DFID’s Approach to Anti-Corruption

This report assesses DFID’s approach to managing the risk of corruption which is one of the most important components of achieving value for money in the UK aid programme.

In this review, we examine how DFID responds to the challenge of providing aid in countries with high risk of corruption. Our report makes recommendations as to how DFID can minimise the risks to UK aid funds from corruption and how it can better assist its partner countries to address the scourge of corruption at its root.

Our assessment is that DFID’s current organisation of responsibilities for fraud and corruption is fragmented and that this inhibits a coherent and strategic response to this critical issue. DFID needs to give significantly greater attention to the fight against corruption to manage this increasing risk.

As a result of our findings this review has been marked Amber-Red.

Recommendations

Recommendation 1: In any country assessed as having a high risk of corruption, DFID should develop an explicit anti-corruption strategy, setting out an integrated programme of activities and dialogue processes.

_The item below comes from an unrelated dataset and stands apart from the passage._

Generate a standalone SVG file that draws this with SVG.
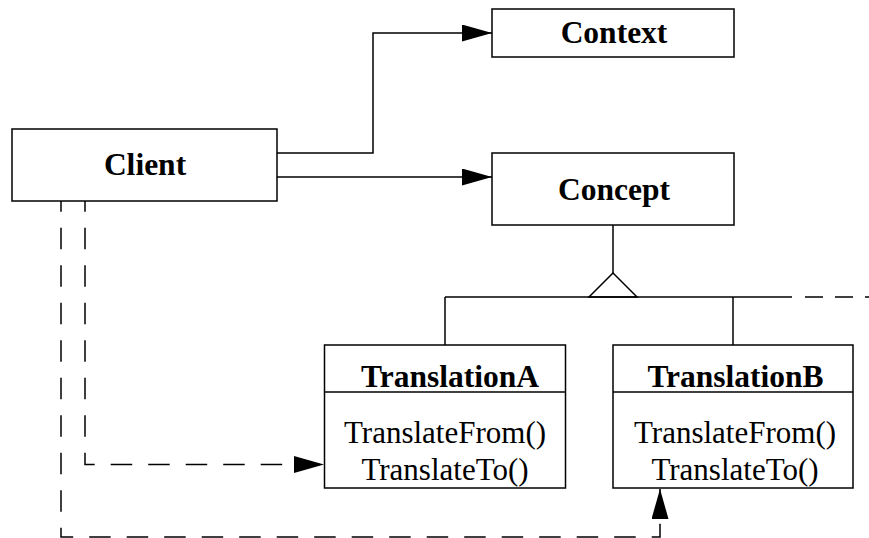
<svg xmlns="http://www.w3.org/2000/svg" width="869" height="538" viewBox="0 0 869 538">
<style>
.box{fill:#fff;stroke:#000;stroke-width:1.5}
.ln{fill:none;stroke:#000;stroke-width:1.5}
.dash{fill:none;stroke:#000;stroke-width:1.5;stroke-dasharray:21.5 16;stroke-dashoffset:10.8}
.t{font-family:"Liberation Serif","Times New Roman",serif;font-size:31px;text-anchor:middle;fill:#000}
.b{font-weight:bold;font-size:31.5px}
</style>
<defs>
<marker id="arr" markerUnits="userSpaceOnUse" markerWidth="31" markerHeight="18" refX="30" refY="8.5" orient="auto" viewBox="0 0 31 18">
<path d="M0,0 L30,8.5 L0,17 z" fill="#000"/>
</marker>
</defs>
<g id="connectors">
<path class="ln" d="M277,153 H373 V33 H492" marker-end="url(#arr)"/>
<path class="ln" d="M277,177 H492" marker-end="url(#arr)"/>
<path class="ln" d="M613,225 V273"/>
<polygon class="ln" points="613,273 589,297 637,297" style="fill:#fff"/>
<path class="ln" d="M445,297 H792"/>
<path class="ln" d="M805,297 H869" style="stroke-dasharray:18 12"/>
<path class="ln" d="M445,297 V345"/>
<path class="ln" d="M733,297 V345"/>
<path class="dash" d="M85,201 V464.5 H324" marker-end="url(#arr)"/>
<path class="dash" d="M61,201 V537 H660 V489" marker-end="url(#arr)"/>
</g>
<g id="client">
<rect class="box" x="12" y="129" width="265" height="72"/>
<text class="t b" x="145" y="175">Client</text>
</g>
<g id="context">
<rect class="box" x="492" y="9" width="242" height="48"/>
<text class="t b" x="614" y="43">Context</text>
</g>
<g id="concept">
<rect class="box" x="492" y="153" width="242" height="72"/>
<text class="t b" x="614" y="200">Concept</text>
</g>
<g id="translationA">
<rect class="box" x="324.5" y="345" width="241" height="143"/>
<path class="ln" d="M324.5,392 H565.5"/>
<text class="t b" x="450" y="387">TranslationA</text>
<text class="t" x="445" y="443">TranslateFrom()</text>
<text class="t" x="445" y="480">TranslateTo()</text>
</g>
<g id="translationB">
<rect class="box" x="613" y="345" width="240" height="143"/>
<path class="ln" d="M613,392 H853"/>
<text class="t b" x="735.5" y="387">TranslationB</text>
<text class="t" x="735" y="443">TranslateFrom()</text>
<text class="t" x="735" y="480">TranslateTo()</text>
</g>
</svg>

Recommendation 2: DFID should review the structure and nature of its UK counter-fraud and anti-corruption resources, to develop a more co-ordinated approach to risk assessment, risk management, anti-corruption programming and fraud response.

Recommendation 3: DFID should develop more articulated processes for managing the corruption risks associated with particular aid types and invest more resource in due diligence and on-the-ground monitoring of delivery partners.

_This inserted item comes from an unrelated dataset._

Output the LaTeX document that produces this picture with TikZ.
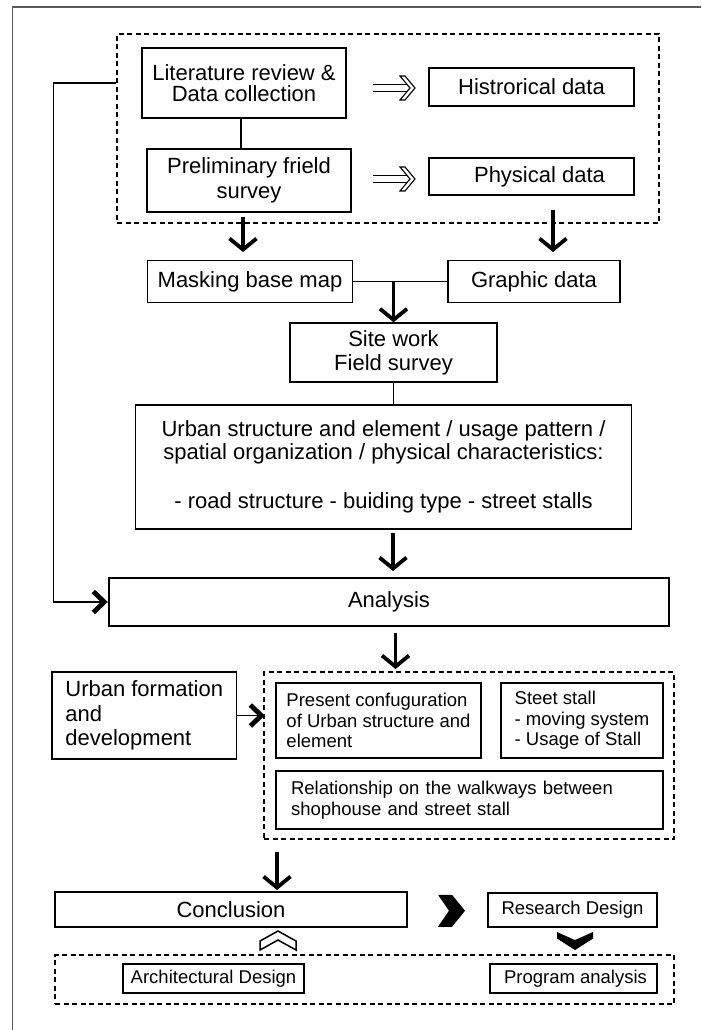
\documentclass[tikz,border=0pt]{standalone}
\usepackage{fontspec}
\setmainfont{Liberation Sans}
\usetikzlibrary{arrows.meta,calc}
\begin{document}
\begin{tikzpicture}[x=1pt,y=-1pt,
  box/.style={draw, line width=1.4pt, inner sep=0pt, align=center, font=\fontsize{22}{23.5}\selectfont},
  sbox/.style={box, font=\fontsize{18.5}{20.5}\selectfont},
  dbox/.style={draw, line width=1.3pt, dash pattern=on 5pt off 3.5pt, inner sep=0pt},
  conn/.style={line width=1.3pt},
  bigarr/.style={line width=3.8pt, -{Straight Barb[length=11pt,width=27pt]}},
  barbhead/.style={line width=4.8pt, line join=miter, line cap=butt},
  dblshaft/.style={line width=1.1pt},
  dblhead/.style={line width=1.1pt, fill=white, line join=miter},
]
\useasboundingbox (0,0) rectangle (701,1030);
% page border
\draw[black!65, line width=1.2pt] (12.7,1030) -- (12.7,7) -- (701,7);

% top group
\node[dbox, minimum width=542, minimum height=189] (g1) at (388,128.5) {};
\node[box, minimum width=204, minimum height=70, font=\fontsize{22}{21.5}\selectfont] (lit) at (244,83) {Literature review \&\\Data collection};
\node[box, minimum width=205, minimum height=38] (hist) at (531.5,87) {Histrorical data};
\node[box, minimum width=204, minimum height=63, font=\fontsize{22}{25}\selectfont] (prelim) at (249,180.5) {Preliminary frield\\survey};
\node[box, minimum width=205, minimum height=37] (phys) at (531.5,176.5) {\hspace*{16pt}Physical data};
\draw[conn] ([xshift=-3pt]lit.south) -- ([xshift=-3pt]lit.south |- prelim.north);
% double (implies) arrows
\coordinate (d1a) at (373,88);
\coordinate (d2a) at (373,179);
\foreach \c in {d1a,d2a}{
  \draw[dblshaft, shift={(\c)}] (0,-3.5) -- (36,-3.5) (0,3.5) -- (36,3.5);
  \draw[dblhead, shift={(\c)}] (27,-12) -- (32,-12) -- (42,0) -- (32,12) -- (27,12) -- (37,0) -- cycle;
}

% arrows out of the group
\coordinate (a1s) at (243,217); \coordinate (a1e) at (243,252);
\coordinate (a2s) at (553,210); \coordinate (a2e) at (553,252);
\draw[bigarr] (a1s) -- (a1e);
\draw[bigarr] (a2s) -- (a2e);

\node[box, minimum width=204.5, minimum height=41.5] (mask) at (250,281.5) {Masking base map};
\node[box, minimum width=172, minimum height=41.5] (graphic) at (534,281.5) {Graphic data};
\draw[conn] (mask.east) -- (graphic.west);

\node[box, minimum width=207, minimum height=59, font=\fontsize{22}{24}\selectfont] (site) at (393.5,352.5) {Site work\\Field survey};
\draw[bigarr] (site.north |- mask.east) -- (site.north);

\node[box, minimum width=496, minimum height=124, font=\fontsize{22}{23}\selectfont] (urban) at (383.5,467) {Urban structure and element / usage pattern /\\spatial organization / physical characteristics:\\[26pt]- road structure - buiding type - street stalls};
\draw[conn] (site.south) -- (site.south |- urban.north);

\node[box, minimum width=560, minimum height=48] (analysis) at (389,602) {Analysis};
\coordinate (a3s) at (393,533); \coordinate (a3e) at (393,571);
\draw[bigarr] (a3s) -- (a3e);

% feedback line
\draw[conn] (g1.west |- lit.center) -- ++(-63,0) |- ([xshift=-3pt]analysis.west);
\draw[barbhead] ($(analysis.west)+(-15,-10.5)$) -- ($(analysis.west)+(-4,0)$) -- ($(analysis.west)+(-15,10.5)$);

% middle group
\coordinate (a4s) at (395.5,633); \coordinate (a4e) at (395.5,669);
\draw[bigarr] (a4s) -- (a4e);
\node[dbox, minimum width=410, minimum height=167] (g2) at (469,755.5) {};
\node[box, align=left, minimum width=184.5, minimum height=87, font=\fontsize{22}{24.5}\selectfont] (uform) at (144.25,715.5) {Urban formation\\and\\development};
\coordinate (ufe) at (uform.east -| g2.west);
\draw[conn] (uform.east) -- ([xshift=-3pt]ufe);
\draw[barbhead] ($(ufe)+(-13,-10.5)$) -- ($(ufe)+(-2,0)$) -- ($(ufe)+(-13,10.5)$);
\node[sbox, align=left, minimum width=205, minimum height=75] (present) at (378.5,720.5) {Present confuguration\\of Urban structure and\\element};
\node[sbox, align=left, minimum width=162, minimum height=75] (steet) at (582,720.5) {Steet stall\\- moving system\\- Usage of Stall};
\node[sbox, align=left, text width=357, inner xsep=15, minimum height=58] (relat) at (469.5,800) {Relationship on the walkways between\\shophouse and street stall};

% bottom part
\coordinate (a5s) at (277,852); \coordinate (a5e) at (277,890);
\draw[bigarr] (a5s) -- (a5e);
\node[box, minimum width=352, minimum height=35] (concl) at (231,909.5) {Conclusion};
\node[sbox, minimum width=169, minimum height=34] (rd) at (572.5,910) {Research Design};
\node[dbox, minimum width=619, minimum height=49] (g3) at (364.5,979.5) {};
\node[sbox, minimum width=181, minimum height=29] (arch) at (213.5,978.5) {Architectural Design};
\node[sbox, minimum width=167, minimum height=29] (prog) at (573.5,978.5) {\hspace*{4pt}Program analysis};

% chevrons
\coordinate (chr) at ($(concl.east)!0.5!(rd.west)+(4,1)$);
\fill[shift={(chr)}] (-13.5,-16) -- (0.5,-16) -- (13.5,0) -- (0.5,16) -- (-13.5,16) -- (-2.5,0) -- cycle;
\coordinate (chd) at ($(rd.south)!0.5!(rd.south |- g3.north)+(2.5,0)$);
\fill[shift={(chd)}] (-18,-9) -- (0,-1) -- (18,-9) -- (18,-2.5) -- (0,9) -- (-18,-2.5) -- cycle;
\coordinate (chu) at (278,941);
\draw[line width=1.5pt, fill=white, line join=miter, shift={(chu)}] (-18,0) -- (0,-10) -- (18,0) -- (18,9) -- (0,-1) -- (-18,9) -- cycle;
\end{tikzpicture}
\end{document}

Recommendation 4: While continuing to invest in the legal and institutional framework for fighting corruption, DFID should focus on supporting more robust law enforcement activity to build transparency and accountability. This should include innovative forms of beneficiary monitoring and community mobilisation.

Recommendation 5: DFID should invest more in intelligence collation and analysis of corruption risks in particular sectors and countries, to inform a more strategic approach to fighting corruption.